-- Objective --
Copy out the data exactly, leaving the pictures behind.

-- Data lines --
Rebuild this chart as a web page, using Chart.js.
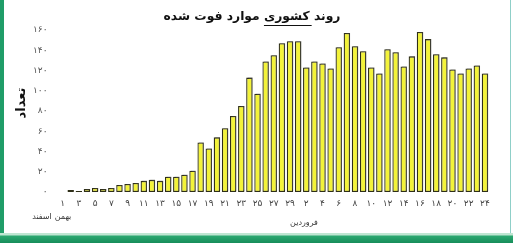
<!DOCTYPE html>
<html><head><meta charset="utf-8">
<script src="https://cdn.jsdelivr.net/npm/chart.js@4/dist/chart.umd.min.js"></script>
<style>
html,body{margin:0;padding:0;background:#fff;overflow:hidden}
#wrap{position:relative;width:513px;height:243px;background:#fff}
canvas{position:absolute;left:0;top:0}
.fl{position:absolute;left:0;top:0;width:4px;height:243px;background:#1f9d68}
.fr{position:absolute;left:510px;top:0;width:1px;height:234px;background:#8fcfc8}
.fb{position:absolute;left:0;top:233px;width:513px;height:10px;background:linear-gradient(#bfe6d2 0,#bfe6d2 2px,#2ba870 3px,#178d5a 10px)}
</style></head><body>
<div id="wrap"><canvas id="c" width="513" height="243"></canvas><div class="fl"></div><div class="fr"></div><div class="fb"></div></div>
<script>
// ---- data ----
const esfandDays = ['۱','۲','۳','۴','۵','۶','۷','۸','۹','۱۰','۱۱','۱۲','۱۳','۱۴','۱۵','۱۶','۱۷','۱۸','۱۹','۲۰','۲۱','۲۲','۲۳','۲۴','۲۵','۲۶','۲۷','۲۸','۲۹'];
const farvardinDays = ['۱','۲','۳','۴','۵','۶','۷','۸','۹','۱۰','۱۱','۱۲','۱۳','۱۴','۱۵','۱۶','۱۷','۱۸','۱۹','۲۰','۲۱','۲۲','۲۳','۲۴'];
const categories = esfandDays.concat(farvardinDays);
const esfandDeaths = [0,2,1,3,4,3,4,7,8,9,11,12,11,15,15,17,21,49,43,54,63,75,85,113,97,129,135,147,149];
const farvardinDeaths = [149,123,129,127,122,143,157,144,139,123,117,141,138,124,134,158,151,136,133,121,117,122,125,117];
const deaths = esfandDeaths.concat(farvardinDeaths);
const yTickLabels = ['۰','۱۰','۲۰','۳۰','۴۰','۵۰','۶۰','۷۰','۸۰','۹۰','۱۰۰','۱۱۰','۱۲۰','۱۳۰','۱۴۰','۱۵۰','۱۶۰'];
const titleParts = ['روند ', 'کشوری', ' موارد فوت شده'];
const yTitle = 'تعداد';
const monthLabels = {bahman:'بهمن', esfand:'اسفند', farvardin:'فروردین'};

const FONT = '"DejaVu Sans", sans-serif';

const shadowPlugin = {
  id:'shadow',
  beforeDatasetsDraw(chart){
    const c = chart.ctx; c.save();
    c.shadowColor = 'rgba(80,80,80,0.45)'; c.shadowOffsetX = 1.5; c.shadowOffsetY = -1; c.shadowBlur = 0;
  },
  afterDatasetsDraw(chart){ chart.ctx.restore(); }
};

const textPlugin = {
  id:'texts',
  afterDraw(chart){
    const c = chart.ctx;
    c.save();
    // title
    const full = titleParts.join('');
    c.font = 'bold 14px ' + FONT;
    let w = c.measureText(full).width;
    const size = 14 * 177 / w;
    c.font = 'bold ' + size.toFixed(2) + 'px ' + FONT;
    w = c.measureText(full).width;
    const cx = 252, ty = 17;
    c.fillStyle = '#111';
    c.direction = 'rtl';
    c.textAlign = 'center';
    c.textBaseline = 'middle';
    c.fillText(full, cx, ty);
    const right = cx + w / 2;
    const w1 = c.measureText(titleParts[0]).width;
    const w2 = c.measureText(titleParts[0] + titleParts[1]).width;
    c.strokeStyle = '#111'; c.lineWidth = 1;
    c.beginPath(); c.moveTo(right - w2, 25.5); c.lineTo(right - w1 + 2, 25.5); c.stroke();
    // y title
    c.save();
    c.translate(22, 103);
    c.rotate(-Math.PI / 2);
    c.font = 'bold 13px ' + FONT;
    c.fillText(yTitle, 0, 0);
    c.restore();
    // month labels
    c.font = '8px ' + FONT;
    c.fillStyle = '#333';
    c.fillText(monthLabels.esfand, 42, 217);
    c.fillText(monthLabels.bahman, 63, 217);
    c.fillText(monthLabels.farvardin, 304, 223);
    c.restore();
  }
};

new Chart(document.getElementById('c'), {
  type:'bar',
  data:{
    labels: categories,
    datasets:[{
      data: deaths,
      backgroundColor:'#f3f33a',
      borderColor:'#2f2f18',
      borderWidth:1.3,
      borderSkipped:false,
      categoryPercentage:1,
      barPercentage:0.79
    }]
  },
  options:{
    responsive:false,
    animation:false,
    layout:{padding:{left:0,right:24,top:30,bottom:0}},
    plugins:{legend:{display:false},tooltip:{enabled:false},title:{display:false}},
    scales:{
      x:{
        grid:{display:false,drawTicks:false},
        border:{display:false},
        ticks:{autoSkip:false,maxRotation:0,minRotation:0,padding:6,color:'#444',
          font:{family:FONT,size:9},
          callback:(v,i)=> i%2===0 ? categories[i] : ''},
        afterFit:s=>{ s.height = 51; }
      },
      y:{
        min:0,max:160,
        grid:{display:false,drawTicks:false},
        border:{display:false},
        ticks:{stepSize:10,padding:11,color:'#555',font:{family:FONT,size:9},
          callback:(v)=> yTickLabels[Math.round(v/10)]},
        afterFit:s=>{ s.width = 58.5; }
      }
    }
  },
  plugins:[shadowPlugin,textPlugin]
});
</script>
</body></html>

-- Exercise result --
Rebuild this chart as a web page, using Chart.js.
<!DOCTYPE html>
<html><head><meta charset="utf-8">
<script src="https://cdn.jsdelivr.net/npm/chart.js@4/dist/chart.umd.min.js"></script>
<style>
html,body{margin:0;padding:0;background:#fff;overflow:hidden}
#wrap{position:relative;width:513px;height:243px;background:#fff}
canvas{position:absolute;left:0;top:0}
.fl{position:absolute;left:0;top:0;width:4px;height:243px;background:#1f9d68}
.fr{position:absolute;left:510px;top:0;width:1px;height:234px;background:#8fcfc8}
.fb{position:absolute;left:0;top:233px;width:513px;height:10px;background:linear-gradient(#bfe6d2 0,#bfe6d2 2px,#2ba870 3px,#178d5a 10px)}
</style></head><body>
<div id="wrap"><canvas id="c" width="513" height="243"></canvas><div class="fl"></div><div class="fr"></div><div class="fb"></div></div>
<script>
// ---- data ----
const esfandDays = ['۱','۲','۳','۴','۵','۶','۷','۸','۹','۱۰','۱۱','۱۲','۱۳','۱۴','۱۵','۱۶','۱۷','۱۸','۱۹','۲۰','۲۱','۲۲','۲۳','۲۴','۲۵','۲۶','۲۷','۲۸','۲۹'];
const farvardinDays = ['۱','۲','۳','۴','۵','۶','۷','۸','۹','۱۰','۱۱','۱۲','۱۳','۱۴','۱۵','۱۶','۱۷','۱۸','۱۹','۲۰','۲۱','۲۲','۲۳','۲۴'];
const categories = esfandDays.concat(farvardinDays);
const esfandDeaths = [0,2,1,3,4,3,4,7,8,9,11,12,11,15,15,17,21,49,43,54,63,75,85,113,97,129,135,147,149];
const farvardinDeaths = [149,123,129,127,122,143,157,144,139,123,117,141,138,124,134,158,151,136,133,121,117,122,125,117];
const deaths = esfandDeaths.concat(farvardinDeaths);
const yTickLabels = ['۰','۱۰','۲۰','۳۰','۴۰','۵۰','۶۰','۷۰','۸۰','۹۰','۱۰۰','۱۱۰','۱۲۰','۱۳۰','۱۴۰','۱۵۰','۱۶۰'];
const titleParts = ['روند ', 'کشوری', ' موارد فوت شده'];
const yTitle = 'تعداد';
const monthLabels = {bahman:'بهمن', esfand:'اسفند', farvardin:'فروردین'};

const FONT = '"DejaVu Sans", sans-serif';

const shadowPlugin = {
  id:'shadow',
  beforeDatasetsDraw(chart){
    const c = chart.ctx; c.save();
    c.shadowColor = 'rgba(80,80,80,0.45)'; c.shadowOffsetX = 1.5; c.shadowOffsetY = -1; c.shadowBlur = 0;
  },
  afterDatasetsDraw(chart){ chart.ctx.restore(); }
};

const textPlugin = {
  id:'texts',
  afterDraw(chart){
    const c = chart.ctx;
    c.save();
    // title
    const full = titleParts.join('');
    c.font = 'bold 14px ' + FONT;
    let w = c.measureText(full).width;
    const size = 14 * 177 / w;
    c.font = 'bold ' + size.toFixed(2) + 'px ' + FONT;
    w = c.measureText(full).width;
    const cx = 252, ty = 17;
    c.fillStyle = '#111';
    c.direction = 'rtl';
    c.textAlign = 'center';
    c.textBaseline = 'middle';
    c.fillText(full, cx, ty);
    const right = cx + w / 2;
    const w1 = c.measureText(titleParts[0]).width;
    const w2 = c.measureText(titleParts[0] + titleParts[1]).width;
    c.strokeStyle = '#111'; c.lineWidth = 1;
    c.beginPath(); c.moveTo(right - w2, 25.5); c.lineTo(right - w1 + 2, 25.5); c.stroke();
    // y title
    c.save();
    c.translate(22, 103);
    c.rotate(-Math.PI / 2);
    c.font = 'bold 13px ' + FONT;
    c.fillText(yTitle, 0, 0);
    c.restore();
    // month labels
    c.font = '8px ' + FONT;
    c.fillStyle = '#333';
    c.fillText(monthLabels.esfand, 42, 217);
    c.fillText(monthLabels.bahman, 63, 217);
    c.fillText(monthLabels.farvardin, 304, 223);
    c.restore();
  }
};

new Chart(document.getElementById('c'), {
  type:'bar',
  data:{
    labels: categories,
    datasets:[{
      data: deaths,
      backgroundColor:'#f3f33a',
      borderColor:'#2f2f18',
      borderWidth:1.3,
      borderSkipped:false,
      categoryPercentage:1,
      barPercentage:0.79
    }]
  },
  options:{
    responsive:false,
    animation:false,
    layout:{padding:{left:0,right:24,top:30,bottom:0}},
    plugins:{legend:{display:false},tooltip:{enabled:false},title:{display:false}},
    scales:{
      x:{
        grid:{display:false,drawTicks:false},
        border:{display:false},
        ticks:{autoSkip:false,maxRotation:0,minRotation:0,padding:6,color:'#444',
          font:{family:FONT,size:9},
          callback:(v,i)=> i%2===0 ? categories[i] : ''},
        afterFit:s=>{ s.height = 51; }
      },
      y:{
        min:0,max:160,
        grid:{display:false,drawTicks:false},
        border:{display:false},
        ticks:{stepSize:10,padding:11,color:'#555',font:{family:FONT,size:9},
          callback:(v)=> yTickLabels[Math.round(v/10)]},
        afterFit:s=>{ s.width = 58.5; }
      }
    }
  },
  plugins:[shadowPlugin,textPlugin]
});
</script>
</body></html>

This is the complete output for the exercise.